• "I'll just check a few more emails.

    "I'll search online for a tasty and healthy recipe for tonight's dinner."

    "Just a quick look to see what my friends have been posting."

    "I'll take a selfie and upload it."

    "I guess I'll scroll down a bit further."

    "Got to see what's been happening in the business world. But once I've done all that, I'll put my smartphone away! Right after I've watched this funny video."

  • What is Computer Vision Syndrome ?

    Computer Vision Syndrome (CVS) is a temporary condition resulting from focusing the eyes on a computer display for protracted, uninterrupted periods of time.  People who already suffer from a vision condition are more susceptible to computer vision syndrome.

    The world has changed: we spend increasingly more time using digital devices such as tablets, smartphones or laptops. For many people, working at the computer screen has become an everyday activity, which often causes computer vision syndrome, dry or teary eyes. One thing is clear: not only our lifestyles, but also our visual habits are no longer the same.

  • Symptoms of Computer Vision Syndrome

    • Headaches
    • Blurred Vision
    • Neck Pain
    • Eye Redness
    • General Fatigue
    • Eye Strain
    • Dry Eyes
    • irritated Eyes
    • Double Vision
    • Dizziness
    • Polyopia
    • Difficulty Re-focusing
  • These symptoms can be further aggravated by improper lighting conditions (i.e. glare  or bright overhead lighting) or air moving past the eyes (e.g. overhead vents, direct air from a fan). [Source: Wikipedia]

  • This is serious ... did you know that worldwide, up to 70 million workers are at risk for computer vision syndrome, and those numbers are only likely to grow. Working adults aren't the only ones affected. Kids who stare at tablets or use computers during the day at school can have issues, too, especially if the lighting and their posture are less than ideal.

    When you work at a computer, your eyes have to focus and refocus all the time.  They move back and forth as you read. You may have to look down at papers and then back up to type. Your eyes react to changing images on the screen to create so your brain can process what you’re seeing. All these jobs require a lot of effort from your eye muscles. And to make things worse, unlike a book or piece of paper, the screen adds contrast, flicker, and glare.
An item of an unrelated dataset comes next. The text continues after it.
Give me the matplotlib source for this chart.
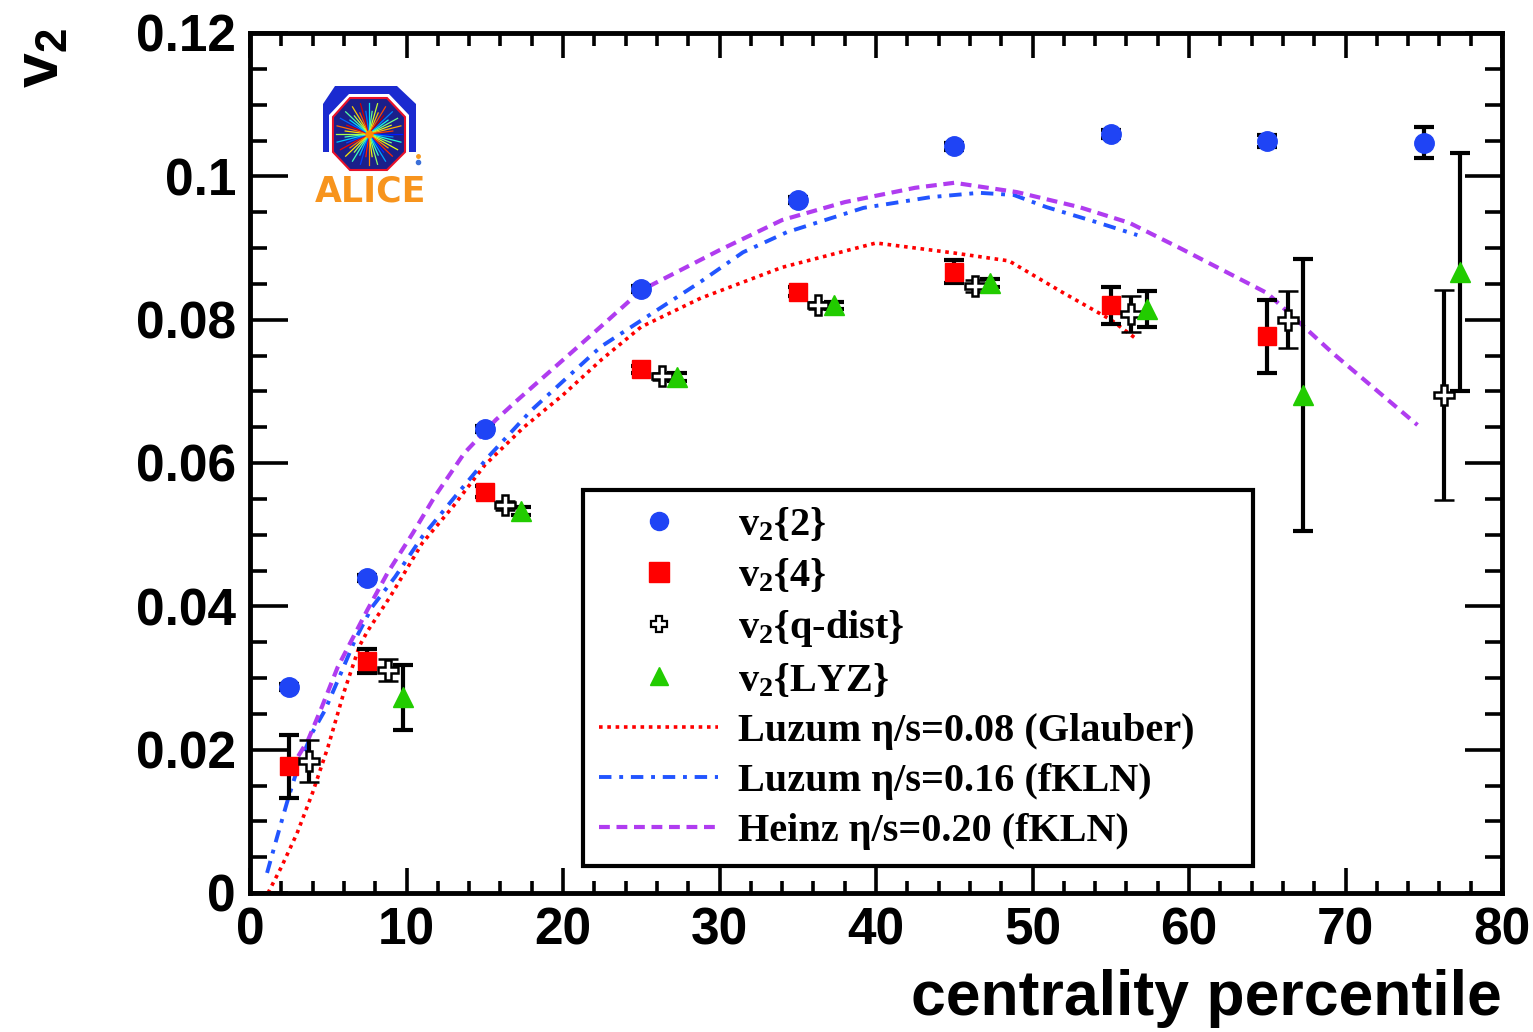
import numpy as np
import matplotlib
matplotlib.use("Agg")
import matplotlib.pyplot as plt
from matplotlib.lines import Line2D
from matplotlib.patches import Polygon
from matplotlib.ticker import MultipleLocator, FuncFormatter

plt.rcParams['mathtext.default'] = 'regular'

# measured points (centrality %, v2, stat err)
x_v22 = [2.5, 7.5, 15, 25, 35, 45, 55, 65, 75]
v22 = [0.0287, 0.0440, 0.0647, 0.0843, 0.0967, 0.1042, 0.1059, 0.1049, 0.1047]
v22_err = [0.0004, 0.0004, 0.0004, 0.0004, 0.0004, 0.0005, 0.0006, 0.0008, 0.0022]

x_v24 = [2.5, 7.5, 15, 25, 35, 45, 55, 65]
v24 = [0.0177, 0.0324, 0.0560, 0.0731, 0.0839, 0.0867, 0.0820, 0.0777]
v24_err = [0.0044, 0.0017, 0.0008, 0.0005, 0.0006, 0.0016, 0.0026, 0.0051]

x_vq = [3.8, 8.8, 16.3, 26.3, 36.3, 46.3, 56.3, 66.3, 76.3]
vq = [0.0184, 0.0311, 0.0541, 0.0721, 0.0820, 0.0847, 0.0808, 0.0800, 0.0695]
vq_err = [0.0029, 0.0015, 0.0006, 0.0005, 0.0005, 0.0008, 0.0025, 0.0040, 0.0146]

x_lyz = [9.8, 17.3, 27.3, 37.3, 47.3, 57.3, 67.3, 77.3]
vlyz = [0.0273, 0.0533, 0.0720, 0.0820, 0.0851, 0.0815, 0.0695, 0.0866]
vlyz_err = [0.0045, 0.0006, 0.0005, 0.0005, 0.0006, 0.0025, 0.0190, 0.0166]

# hydro curves
x_glau = [1.15, 2, 3, 4, 5, 6, 7, 7.5, 9, 11, 13, 15, 17.5, 20, 22.5, 25, 28.8, 34, 40, 45, 48.5, 52, 55, 56.7]
v_glau = [0.0, 0.0036, 0.0083, 0.014, 0.0205, 0.028, 0.0345, 0.0365, 0.0415, 0.0488, 0.054, 0.0597,
          0.065, 0.0695, 0.0745, 0.0790, 0.0830, 0.0873, 0.0907, 0.0893, 0.0882, 0.0837, 0.0800, 0.0772]

x_fkln = [1.09, 1.73, 2.36, 3.07, 3.96, 4.79, 5.62, 6.71, 7.8, 9.27, 11.0, 13.1, 15.2, 18.0, 22.4,
          28.8, 31.5, 34.3, 39.2, 43.5, 46.6, 48.8, 50.9, 54.1, 56.7]
v_fkln = [0.0028, 0.0078, 0.0126, 0.0176, 0.0223, 0.0255, 0.0297, 0.0353, 0.0399, 0.0441, 0.0497,
          0.0553, 0.0608, 0.0674, 0.0762, 0.0853, 0.0894, 0.0922, 0.0956, 0.0971, 0.0977, 0.0974,
          0.0957, 0.0936, 0.0918]

x_heinz = [2.5, 3.7, 4.6, 5.6, 6.5, 7.5, 8.8, 10.4, 11.8, 13.7, 15.7, 17.1, 22.4, 25, 30, 34, 38,
           42.5, 45, 49, 53, 56.2, 59.5, 65, 69.2, 74.6]
v_heinz = [0.017, 0.0213, 0.0260, 0.0315, 0.0353, 0.0395, 0.0447, 0.0502, 0.0553, 0.0614, 0.066,
           0.0688, 0.079, 0.0841, 0.0897, 0.0939, 0.0964, 0.0984, 0.0991, 0.0978, 0.0957, 0.0935,
           0.0899, 0.0837, 0.0753, 0.0653]

c_blue = '#1f44f5'
c_red = '#ff0000'
c_green = '#22cc00'
c_violet = '#b03cf0'
c_lblue = '#2255ff'

fig = plt.figure(figsize=(15.33, 10.32), dpi=100)
ax = fig.add_axes([250 / 1533, 1 - 893 / 1032, 1252 / 1533, 860 / 1032])

ax.plot(x_glau, v_glau, color=c_red, lw=2.6, linestyle=(0, (1, 1.3)), zorder=2)
ax.plot(x_fkln, v_fkln, color=c_lblue, lw=2.8, linestyle=(0, (3.2, 2.0, 1.0, 2.0)), zorder=2)
ax.plot(x_heinz, v_heinz, color=c_violet, lw=3.0, linestyle=(0, (2.6, 1.6)), zorder=2)

eb = dict(ecolor='k', elinewidth=3, capsize=7, capthick=3, linestyle='none', zorder=3)
ax.errorbar(x_v22, v22, yerr=v22_err, marker='o', ms=14, mfc=c_blue, mec=c_blue, **eb)
ax.errorbar(x_v24, v24, yerr=v24_err, marker='s', ms=13, mfc=c_red, mec=c_red, **eb)
ax.errorbar(x_vq, vq, yerr=vq_err, marker='P', ms=15, mfc='white', mec='k', mew=1.8, **eb)
ax.errorbar(x_lyz, vlyz, yerr=vlyz_err, marker='^', ms=15, mfc=c_green, mec=c_green, **eb)

ax.set_xlim(0, 80)
ax.set_ylim(0, 0.12)
ax.xaxis.set_major_locator(MultipleLocator(10))
ax.xaxis.set_minor_locator(MultipleLocator(2))
ax.yaxis.set_major_locator(MultipleLocator(0.02))
ax.yaxis.set_minor_locator(MultipleLocator(0.005))
ax.yaxis.set_major_formatter(FuncFormatter(lambda v, p: '%g' % round(v, 3)))
ax.tick_params(axis='both', which='both', direction='in', top=True, right=True, width=2.6)
ax.tick_params(axis='x', which='major', length=18, pad=10)
ax.tick_params(axis='x', which='minor', length=9)
ax.tick_params(axis='y', which='major', length=27, pad=10)
ax.tick_params(axis='y', which='minor', length=12)
for lab in ax.get_xticklabels() + ax.get_yticklabels():
    lab.set_fontfamily('Liberation Sans')
    lab.set_fontweight('bold')
    lab.set_fontsize(37)
for s in ax.spines.values():
    s.set_linewidth(3.5)

fig.text(42 / 1533, 1 - 58 / 1032, 'v$_2$', rotation=90, ha='center', va='center',
         family='Liberation Sans', weight='bold', fontsize=45)
fig.text(1502 / 1533, 1 - 998 / 1032, 'centrality percentile', ha='right', va='center',
         family='Liberation Sans', weight='bold', fontsize=45)

handles = [
    Line2D([], [], marker='o', ms=13, color=c_blue, linestyle='none'),
    Line2D([], [], marker='s', ms=14, color=c_red, linestyle='none'),
    Line2D([], [], marker='P', ms=12, mfc='white', mec='k', mew=1.6, linestyle='none'),
    Line2D([], [], marker='^', ms=13, color=c_green, linestyle='none'),
    Line2D([], [], color=c_red, lw=2.6, linestyle=(0, (1, 1.3))),
    Line2D([], [], color=c_lblue, lw=2.8, linestyle=(0, (3.2, 2.0, 1.0, 2.0))),
    Line2D([], [], color=c_violet, lw=3.0, linestyle=(0, (2.6, 1.6))),
]
labels = ['v$_2${2}', 'v$_2${4}', 'v$_2${q-dist}', 'v$_2${LYZ}',
          'Luzum η/s=0.08 (Glauber)', 'Luzum η/s=0.16 (fKLN)', 'Heinz η/s=0.20 (fKLN)']
leg = ax.legend(handles, labels, loc='upper left', mode='expand',
                bbox_to_anchor=(0.266, 0.0384, 0.535, 0.4302), borderaxespad=0,
                prop={'family': 'Liberation Serif', 'weight': 'bold', 'size': 29},
                handlelength=2.95, handletextpad=0.5, labelspacing=0.32, borderpad=0.4,
                fancybox=False, framealpha=1, edgecolor='k')
leg.get_frame().set_linewidth(3)
leg.set_zorder(5)

# ALICE logo (inset in pixel coordinates)
lax = fig.add_axes([305 / 1533, 1 - 215 / 1032, 135 / 1533, 135 / 1032])
lax.set_xlim(305, 440)
lax.set_ylim(215, 80)
lax.axis('off')
lax.add_patch(Polygon([(323, 104), (335, 86), (397, 86), (416, 104), (416, 152), (323, 152)],
                      closed=True, facecolor='#1a2ad0', edgecolor='none'))
oct_out = [(349, 94), (389, 94), (409, 115), (409, 155), (389, 174), (349, 174), (329, 155), (329, 115)]
lax.add_patch(Polygon(oct_out, closed=True, facecolor='white', edgecolor='none'))
oct_in = [(350, 98), (387, 98), (405, 117), (405, 152), (387, 170), (350, 170), (333, 152), (333, 117)]
lax.add_patch(Polygon(oct_in, closed=True, facecolor='#1b1f8a', edgecolor='#e8102a', lw=1.5))
cx, cy = 369, 134
angs = np.linspace(0, 2 * np.pi, 48, endpoint=False)
cols = plt.cm.jet(np.linspace(0.15, 0.95, len(angs)))
for k, a in enumerate(angs):
    r = 33 if k % 2 == 0 else 24
    lax.plot([cx, cx + r * np.cos(a)], [cy, cy + 0.95 * r * np.sin(a)],
             color=cols[(k * 7) % len(angs)], lw=0.9)
lax.plot(cx, cy, marker='o', ms=5, color='#ff8c00')
lax.plot(418, 162, marker='o', ms=3, color='#3a6fd8')
lax.plot(418, 156, marker='o', ms=2.5, color='#f59a20')
lax.text(371, 192, 'ALICE', ha='center', va='center', family='DejaVu Sans', weight='bold',
         fontsize=25, color='#f7941d')

fig.savefig('out.png', dpi=100)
    1. Follow the 20-20-20 Rule.  Every 20 minutes of computer use you should spend 20 seconds staring into the distance.
    2. Be sure to use a font size best suited to your visual acuity, and have your eye exam at least once a year — to be sure your prescription is up-to-date. This is especially important for people older than 40 and for children who are heavy users of computers because visual acuity can change with age.
    3. Ensure your monitor has a high-resolution display that provides sharper type and crisper images.
    4. Clean the monitor often with an anti-static dust cloth.
    5. Remember to blink a lot.
    6. An anti-glare screen filter limits the amount of light that can be reflected from your computer screen.
    7. If your lights are too bright, consider using a lower wattage bulb or installing a dimmer switch. Adjust your blinds throughout the day to reduce the amount of glare-inducing natural light.  The goal is to reduce glare.
    8. Make sure your seat position and posture are correct. Viewing angle and distance of 15 to 20 degrees below eye level and 20 to 28 inches away are recommended.